2. Reassessment of values
The pandemic and remote working with extra hours seem to have changed the values and priorities of many people. They kind of started to feel their mortality and to ask existential questions about the meaning of life and the correspondence of work to their values.
After a couple of years of “home office” when it was difficult to set boundaries between work and personal life, employees made a choice in favor of time with the family, rather than overtime tasks. Many are tired of not receiving recognition and compensation for extra work, while others have decided to separate their careers from their personalities.
After years of “achievement” and “success” ideas, office workers began to realize that they were more than their job. Of course, this has not happened to everyone, but the trend has already been outlined.

Effective Ways That Help Keep the Team in Good Shape and Prevent “Quiet Quitting”

1. Introduce OKRs (Objectives and Key Results):
Short term objectives that align with business goals and adjust as priorities change. They’re easier to track, so you can assess performance more accurately. And employees understand where their contribution fits, even when the focus changes. So they commit to the company goals and invest in delivering the right things.
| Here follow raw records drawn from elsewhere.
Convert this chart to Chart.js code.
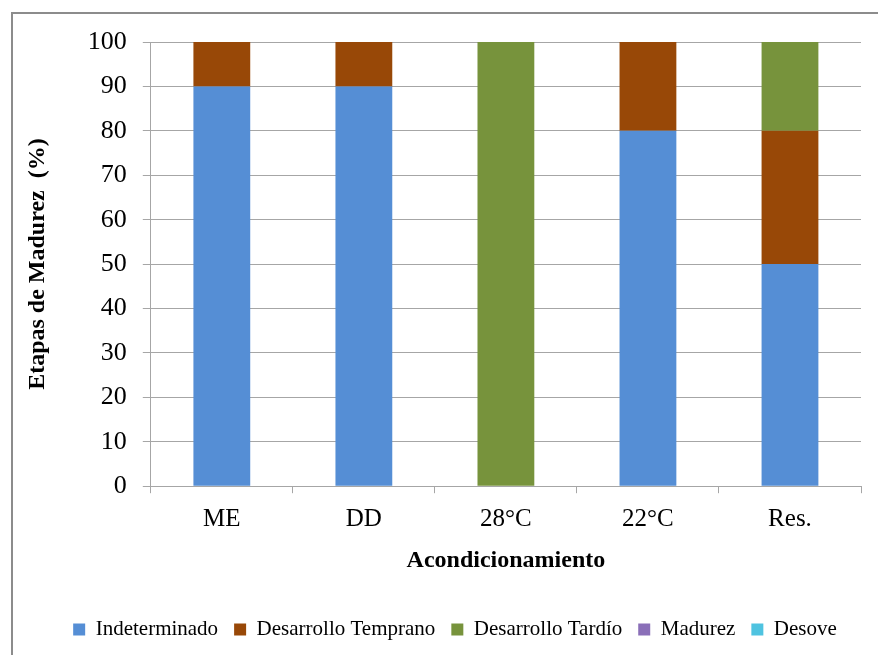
<!DOCTYPE html>
<html>
<head>
<meta charset="utf-8">
<script src="https://cdn.jsdelivr.net/npm/chart.js@4"></script>
<style>
  html, body { margin: 0; padding: 0; background: #fff; }
  #wrap { width: 878px; height: 655px; position: relative; }
</style>
</head>
<body>
<div id="wrap"><canvas id="myChart" width="878" height="655"></canvas></div>
<script>
const categories = ['ME', 'DD', '28°C', '22°C', 'Res.']
const indeterminado = [90, 90, 0, 80, 50]
const desarrolloTemprano = [10, 10, 0, 20, 30]
const desarrolloTardio = [0, 0, 100, 0, 20]
const madurez = [0, 0, 0, 0, 0]
const desove = [0, 0, 0, 0, 0]

const serif = "'Liberation Serif', 'DejaVu Serif', serif"

// grey frame around the whole chart, as in the original
const frame = {
  id: 'frame',
  beforeDraw (chart) {
    const ctx = chart.ctx
    ctx.save()
    ctx.fillStyle = '#fff'
    ctx.fillRect(0, 0, chart.width, chart.height)
    ctx.strokeStyle = '#8c8c8c'
    ctx.lineWidth = 2
    ctx.strokeRect(12, 13, 900, 700)
    ctx.restore()
  },
  // legend sits a bit right of centre in the original
  afterLayout (chart) {
    if (chart.legend) chart.legend.left += 30
  }
}

const ctx = document.getElementById('myChart').getContext('2d')
new Chart(ctx, {
  type: 'bar',
  data: {
    labels: categories,
    datasets: [
      { label: 'Indeterminado', data: indeterminado, backgroundColor: '#558ed5' },
      { label: 'Desarrollo Temprano', data: desarrolloTemprano, backgroundColor: '#984807' },
      { label: 'Desarrollo Tardío', data: desarrolloTardio, backgroundColor: '#77933c' },
      { label: 'Madurez', data: madurez, backgroundColor: '#8a6fb8' },
      { label: 'Desove', data: desove, backgroundColor: '#4fc3e0' }
    ]
  },
  options: {
    responsive: false,
    animation: false,
    layout: { padding: { left: 19, right: 17, top: 42, bottom: 5 } },
    datasets: { bar: { barPercentage: 0.8, categoryPercentage: 0.5 } },
    plugins: {
      legend: {
        position: 'bottom',
        labels: {
          boxWidth: 12,
          boxHeight: 12,
          padding: 16,
          color: '#000',
          font: { family: serif, size: 21 }
        }
      },
      tooltip: { enabled: false }
    },
    scales: {
      x: {
        stacked: true,
        grid: { display: true, drawOnChartArea: false, color: '#a6a6a6', tickLength: 7, offset: true },
        border: { color: '#a6a6a6' },
        ticks: { color: '#000', font: { family: serif, size: 25 }, padding: 11 },
        title: {
          display: true,
          text: 'Acondicionamiento',
          color: '#000',
          font: { family: serif, size: 24, weight: 'bold' },
          padding: { top: 1, bottom: 28 }
        }
      },
      y: {
        stacked: true,
        min: 0,
        max: 100,
        ticks: { stepSize: 10, color: '#000', font: { family: serif, size: 26 }, padding: 16 },
        grid: { color: '#a6a6a6', tickLength: 8 },
        border: { color: '#a6a6a6' },
        title: {
          display: true,
          text: 'Etapas de Madurez  (%)',
          color: '#000',
          font: { family: serif, size: 24, weight: 'bold' },
          padding: { bottom: 20 }
        }
      }
    }
  },
  plugins: [frame]
})
</script>
</body>
</html>
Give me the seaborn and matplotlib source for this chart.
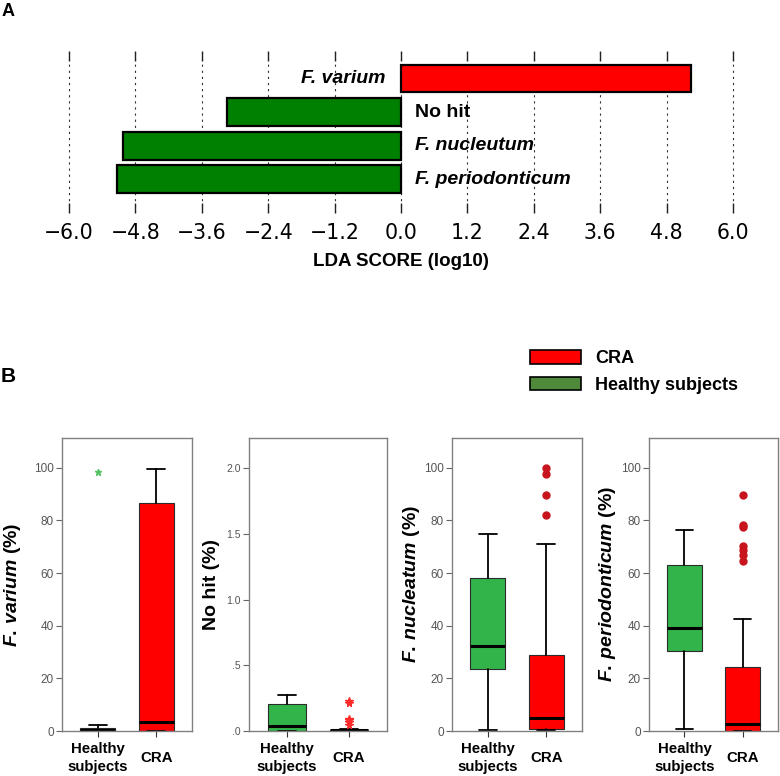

2. Give the ability to change priorities:
Surprises can spoil our plans: the political situation in the country, new market trends, layoff of best talents. All this knocks down the original scenario, and forces you to make adjustments and shift priorities. If you do not do this, but continue to insist on your own, the team will fight over a goal that is no longer relevant or impossible to achieve. This demotivates employees: they will not see the point in their work and will burn out. Therefore, make priorities “flexible” so that they can be changed depending on the situation.
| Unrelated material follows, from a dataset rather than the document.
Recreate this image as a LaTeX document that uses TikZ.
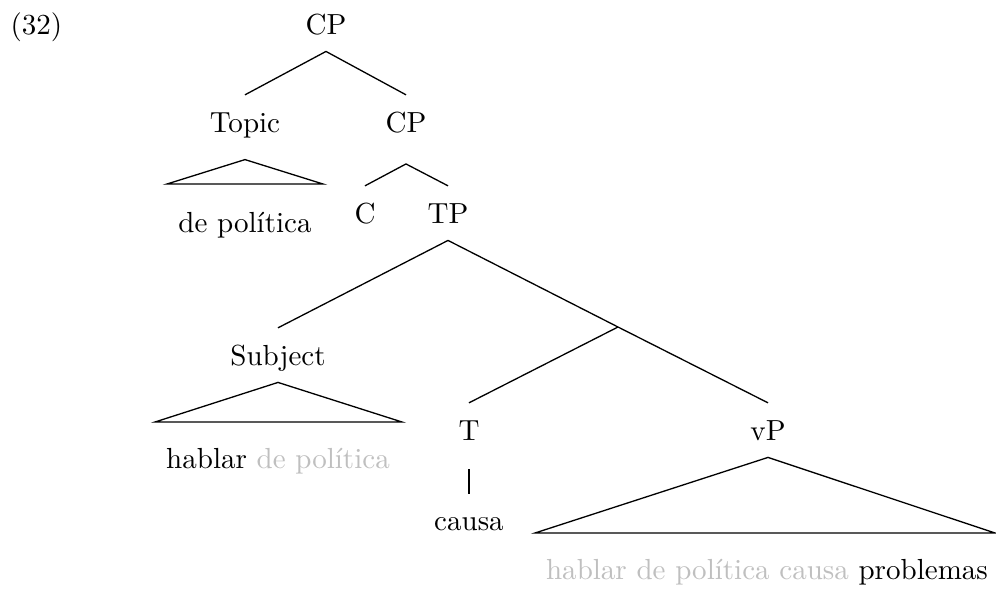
\documentclass[tikz,border=0pt]{standalone}
\usepackage{tikz}
\usetikzlibrary{positioning}
\definecolor{tracegray}{gray}{0.75}
\tikzset{
    catnode/.style={inner sep=0pt, outer sep=6pt, text height=6.8pt, text depth=0pt, anchor=base},
    leafnode/.style={inner sep=0pt, anchor=base},
    branch/.style={line width=0.45pt}
}

\begin{document}
\begin{tikzpicture}[x=0.0121cm, y=-0.0121cm]
        \useasboundingbox (0,0) rectangle (996,590);
        \node[leafnode, anchor=base west] (exnum) at (10,34) {(32)};
        % categories
        \node[catnode] (CP) at (326,34) {CP};
        \node[catnode, text depth=3.5pt] (Topic) at (245,132) {Topic};
        \node[catnode, text depth=5pt] (CPlow) at (406,132) {CP};
        \node[catnode] (C) at (365,223) {C};
        \node[catnode] (TP) at (448,223) {TP};
        \node[catnode] (Subject) at (278,365) {Subject};
        \node[catnode, text depth=4pt] (T) at (469,440) {T};
        \node[catnode] (vP) at (768,440) {vP};
        \coordinate (Tbar) at (618,327);
        % leaves
        \node[leafnode] (topicText) at (245,232) {de política};
        \node[leafnode] (subjText) at (278,468) {hablar \textcolor{tracegray}{de política}};
        \node[leafnode, outer sep=8pt] (causa) at (469,530) {causa};
        \node[leafnode] (vpText) at (767,579) {\textcolor{tracegray}{hablar de política causa} problemas};
        % triangle corners
        \coordinate (topicL) at (167,184);
        \coordinate (topicR) at (323,184);
        \coordinate (subjL) at (155,422);
        \coordinate (subjR) at (402,422);
        \coordinate (vpL) at (535,533);
        \coordinate (vpR) at (995,533);
        % branches
        \draw[branch] (CP.south) -- (Topic.north);
        \draw[branch] (CP.south) -- (CPlow.north);
        \draw[branch] (Topic.south) -- (topicL) -- (topicR) -- cycle;
        \draw[branch] (CPlow.south) -- (C.north);
        \draw[branch] (CPlow.south) -- (TP.north);
        \draw[branch] (TP.south) -- (Subject.north);
        \draw[branch] (TP.south) -- (Tbar) -- (vP.north);
        \draw[branch] (Tbar) -- (T.north);
        \draw[branch] (Subject.south) -- (subjL) -- (subjR) -- cycle;
        \draw[branch] (T.south) -- (causa.north);
        \draw[branch] (vP.south) -- (vpL) -- (vpR) -- cycle;
    \end{tikzpicture}
\end{document}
3. Clearly define the list of responsibilities:
Nobody likes to work in chaos. When an employee has to grab onto a dozen different tasks that do not belong to his area of responsibility, their attention is scattered and they get tired faster. In order for people to be comfortable working, they must clearly know their functions and the end result that is expected of them. Then they can focus on their tasks and stop doing the work for others.

4. Make your work schedule more flexible:
According to The Washington Post, American companies, even after the lockdown, left the opportunity for employees to work remotely when necessary, or take paid days off. This reduced the risk of burnout by 36%. Most of the days off and “remote days” people take on Friday, when the strength is at its limit. But on Monday they go to the offices rested and ready to work.
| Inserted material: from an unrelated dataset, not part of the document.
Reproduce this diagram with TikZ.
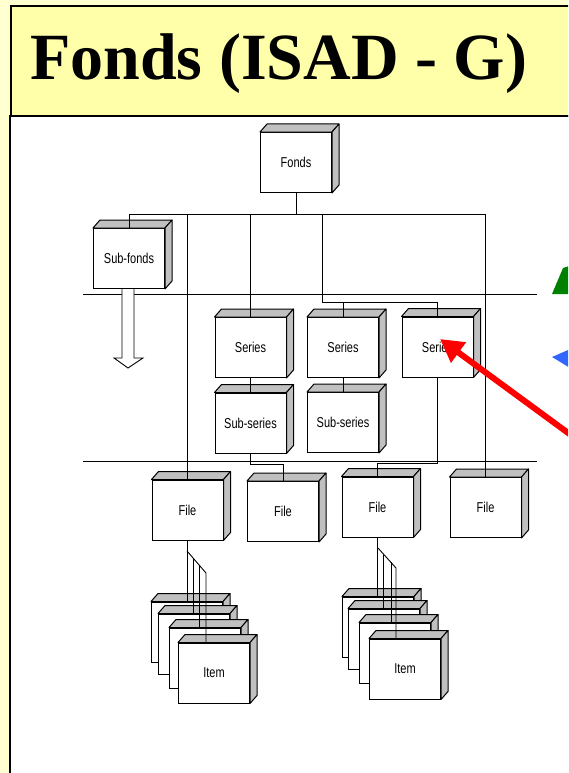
\documentclass[tikz,border=0pt]{standalone}
\usepackage{fontspec}
\setmainfont{Liberation Serif}
\newfontfamily\boxfont{Liberation Sans}
\usepackage{graphicx}
\usetikzlibrary{calc,arrows.meta}
\definecolor{paleyellow}{RGB}{255,255,208}
\definecolor{titleyellow}{RGB}{255,255,170}
\definecolor{facegray}{RGB}{192,192,192}
\definecolor{mygreen}{RGB}{0,128,0}
\definecolor{myblue}{RGB}{51,102,255}

\tikzset{
  cube/.style={draw, fill=white, line width=1pt, minimum width=71pt,
    minimum height=60pt, inner sep=0pt, font=\boxfont\fontsize{11}{13}\selectfont},
  face/.style={draw, fill=facegray, line width=1pt, line join=round},
  link/.style={line width=0.9pt},
}

% box with grey top and side
\newcommand{\cubenode}[3]{%
  \node[cube] (#1) at (#2) {\scalebox{1}[1.3]{#3}};
  \draw[face] (#1.north west) -- ++(7,-8) -- ([shift={(7,-8)}]#1.north east) -- (#1.north east) -- cycle;
  \draw[face] (#1.north east) -- ++(7,-8) -- ([shift={(7,-8)}]#1.south east) -- (#1.south east) -- cycle;
}

\begin{document}
\begin{tikzpicture}[x=1pt,y=-1pt]
\useasboundingbox (0,0) rectangle (568,773);
\clip (0,0) rectangle (568,773);
\fill[paleyellow] (0,0) rectangle (568,773);

% panels
\draw[line width=2pt, fill=white] (9.5,116) rectangle (600,800);
\draw[line width=2pt, fill=titleyellow] (11,6) rectangle (600,116);
\node[anchor=base west, inner sep=0pt, font=\bfseries\fontsize{66}{70}\selectfont] (title) at (30,80) {Fonds (ISAD - G)};

% boxes
\cubenode{fonds}{296,162.5}{Fonds}
\cubenode{subfonds}{129,258.5}{Sub-fonds}
\cubenode{series1}{250.5,347.5}{Series}
\cubenode{series2}{343,347.5}{Series}
\cubenode{series3}{437.5,347}{Series}
\cubenode{subseries1}{250.5,423}{Sub-series}
\cubenode{subseries2}{343,422.5}{Sub-series}
\cubenode{file1}{187.5,510}{File}
\cubenode{file2}{283,511.5}{File}
\cubenode{file3}{377.5,507}{File}
\cubenode{file4}{485.5,507.5}{File}

% item stacks
\cubenode{itema1}{187,632}{}
\cubenode{itemb1}{194,644}{}
\cubenode{itemc1}{205,658}{}
\cubenode{itemd1}{214,673}{Item}
\cubenode{itema2}{378,627}{}
\cubenode{itemb2}{384,639}{}
\cubenode{itemc2}{395,653}{}
\cubenode{itemd2}{405,669}{Item}

% level lines
\coordinate (sepA w) at (83,294);
\coordinate (sepA e) at (537,294);
\coordinate (sepB w) at (83,461);
\coordinate (sepB e) at (537,461);
\draw[link] (sepA w) -- (sepA e);
\draw[link] (sepB w) -- (sepB e);

% tree links
\coordinate (bar) at (0,214);
\coordinate (split) at (322,302);
\draw[link] (fonds.south) -- (fonds.south |- bar);
\draw[link] (subfonds.north) -- (subfonds.north |- bar) -- (file4.north |- bar) -- (file4.north);
\draw[link] (file1.north |- bar) -- (file1.north);
\draw[link] (series1.north |- bar) -- (series1.north);
\draw[link] (split |- bar) -- (split) -| (series3.north);
\draw[link] (series2.north |- split) -- (series2.north);
\draw[link] (series1.south) -- (subseries1.north);
\draw[link] (series2.south) -- (subseries2.north);
\draw[link] (subseries1.south) -- ++(0,11) -| (file2.north);
\draw[link] (series3.south) -- ++(0,86) -| (file3.north);

% file to items
\coordinate (fork1) at (187,551);
\coordinate (fork1end) at (206,573);
\coordinate (f1b) at ($(fork1)!0.32!(fork1end)$);
\coordinate (f1c) at ($(fork1)!0.68!(fork1end)$);
\draw[link] (file1.south) -- (file1.south |- itema1.north);
\draw[link] (fork1) -- (fork1end) -- (fork1end |- itemd1.north);
\draw[link] (f1b) -- (f1b |- itemb1.north);
\draw[link] (f1c) -- (f1c |- itemc1.north);

\coordinate (fork2) at (378,548);
\coordinate (fork2end) at (396,568);
\coordinate (f2b) at ($(fork2)!0.33!(fork2end)$);
\coordinate (f2c) at ($(fork2)!0.72!(fork2end)$);
\draw[link] (file3.south) -- (file3.south |- itema2.north);
\draw[link] (fork2) -- (fork2end) -- (fork2end |- itemd2.north);
\draw[link] (f2b) -- (f2b |- itemb2.north);
\draw[link] (f2c) -- (f2c |- itemc2.north);

% hollow arrow below sub-fonds
\draw[link, fill=white] (122,289) -- (122,358) -- (114,358) -- (128,368)
  -- (143,358) -- (134,358) -- (134,289);

% coloured pointers
\fill[mygreen] (552,294) -- (563,268) -- (575,264) -- (575,294) -- cycle;
\fill[myblue] (552,357) -- (575,347) -- (575,371) -- cycle;
\coordinate (red start) at (590,449);
\coordinate (red tip) at (440,339);
\draw[red, line width=6pt, -{Triangle[length=23pt,width=24pt]}] (red start) -- (red tip);

\end{tikzpicture}
\end{document}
5. Communicate to employees that it is important to strike a balance between work and leisure:
If employees have access to work chats from personal computers or smartphones, this forces them to work overtime, at night, and even during vacations. Work does not let them go around the clock, so after the weekend they return tired.
Explain to the team that it is not necessary to work 24/7. You need to relax and have hobbies. And on weekends and on vacation, it is advisable to turn off notifications for all work chats. For this to take root in the team, senior leaders themselves must set an example and not disturb the team after hours.

6. Hold one-on-ones:
One-on-meetings with employees helps assess their level of their motivation and the risk of burnout of in the team. Perhaps the level of workload on the employee is too high and needs to be reviewed, or the manager puts a lot of pressure on the person, and this is morally exhausting, or he/she has not been on vacation for a long time.
It also helps to relieve tension after work sports. You can organize a corporate discount for visiting the gym or group classes. Or hold an active team building outdoors or in a quest room.

7. Do weekly plannings
Get employees to create a work plan for the week. This will help you see who is overloaded and who is resting at work, and evenly distribute the load. Proper allocation of resources will not only prevent team burnout, but also eliminate chaos, optimize the business process and speed up tasks.
In addition, planning will help reduce the number of burning deadlines to almost zero. So, maintaining a balance between work and personal life will not be so difficult.